Violent clashes erupted early on Sunday in a Hong Kong protest hotspot as unarmed pro-democracy activists once again confronted riot police despite the confirmation of talks between protest leaders and officials early this week.
Hong Kong’s 28,000 strong police force have been struggling to contain a youth-led movement that has shown little sign of waning after three weeks of standoffs in which hundreds of thousands of people have occupied city streets to demand full democracy in the former British colony.
In the densely populated Mong Kok district, police managed to earlier repel protesters from a major intersection but have faced a significant pushback.
In the early hours of Sunday, demonstrators launched a fresh midnight assault, suddenly putting on helmets and goggles to ready themselves, before surging forward to grab a line of metal barricades hemming them into a section of road.
Amid screams and cursing, hundreds of officers began whacking the protesters who raised a wall of umbrellas. Pepper spray was used intermittently amid violent scuffles.
The police then surged forward with riot shields, forcing protesters back.
“Black Police! Black Police!” the crowds shouted amid the fray. One protester in a white T-shirt and goggles was beaten by a flurry of batons leaving him bleeding from a gash in the head. Several protesters were taken away. Fire trucks with water cannons were stationed further down the street but weren’t used.
A senior policeman on the scene, Paul Renouf, said 400 to 500 officers were deployed to force the crowds around 20 metres back from their original position near a key intersection.
Hong Kong’s Security Chief Lai Tung-kwok said some of the clashes in recent days had been initiated by activists affiliated to “radical organisations which have been active in conspiring, planning and charging violent acts”.
The fresh street battles come just hours after Hong Kong’s pro-Beijing leader Leung Chun-ying offered talks to student leaders next Tuesday in an attempt to defuse the three-week long protests that have grabbed global headlines with scenes of clashes and tear gas rising between waterfront skyscrapers.
Leung’s chief secretary, Carrie Lam, announced on Saturday that talks between student leaders and the city government would take place for two hours on Tuesday and be broadcast live.
The protests have been going on for three weeks and pose one of the biggest challenges for China since the crushing of pro-democracy demonstrations in Beijing in 1989. It is also the gravest governance crisis faced by Hong Kong’s government since the 1997 handover to China, with no clear resolution in sight.

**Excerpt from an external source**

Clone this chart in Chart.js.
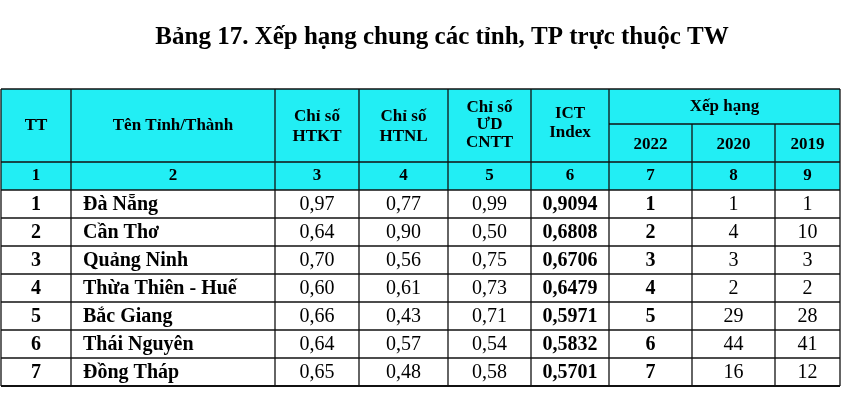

“These illegal acts are undermining the rule of law, undermining (what) Hong Kong has been relying on to succeed,” said Police Commissioner Andy Tsang. He added his force had been “extremely tolerant” but had failed to prevent the demonstrations becoming more “radical or violent”.
Chinese and Hong Kong leaders are refusing to give in to any protesters’ demands, while the movement has so far been galvanised, rather than cowed, by the use of police force.
The protesters, led by a restive generation of students, have been demanding China’s Communist Party rulers live up to constitutional promises to grant full democracy to the former British colony which returned to Chinese rule in 1997.
Hong Kong is ruled under a “one country, two systems” formula that allows the thriving capitalist hub wide-ranging autonomy and freedoms and specifies universal suffrage for Hong Kong as an eventual goal.
But Beijing ruled on Aug. 31 it would screen candidates who want to run for the city’s chief executive in 2017, which democracy activists said rendered the universal suffrage concept meaningless. The protesters are demanding free elections for their leader.
‘We will stay’
The Mong Kok area known for its tough, working class social fabric and criminal underbelly, has been the scene of violent brawls in recent weeks, pitting students against hostile mobs including triads, or local gangsters. While the heart of the protest zone was cleared away in the early hours of Friday, protesters regrouped to take back key sections within 24 hours.
Posters declaring “Reclaim Mong Kok!” had been plastered on shop fronts.
“We’ll keep coming back,” said student Angel So, 20, as a friend, Terry Leung, nursed grazes on his arms and legs from scuffles with police.
Besides Mong Kok, about 1,000 protesters remained camped out on Hong Kong Island in a sea of tents on an eight-lane highway beneath skyscrapers close to government headquarters.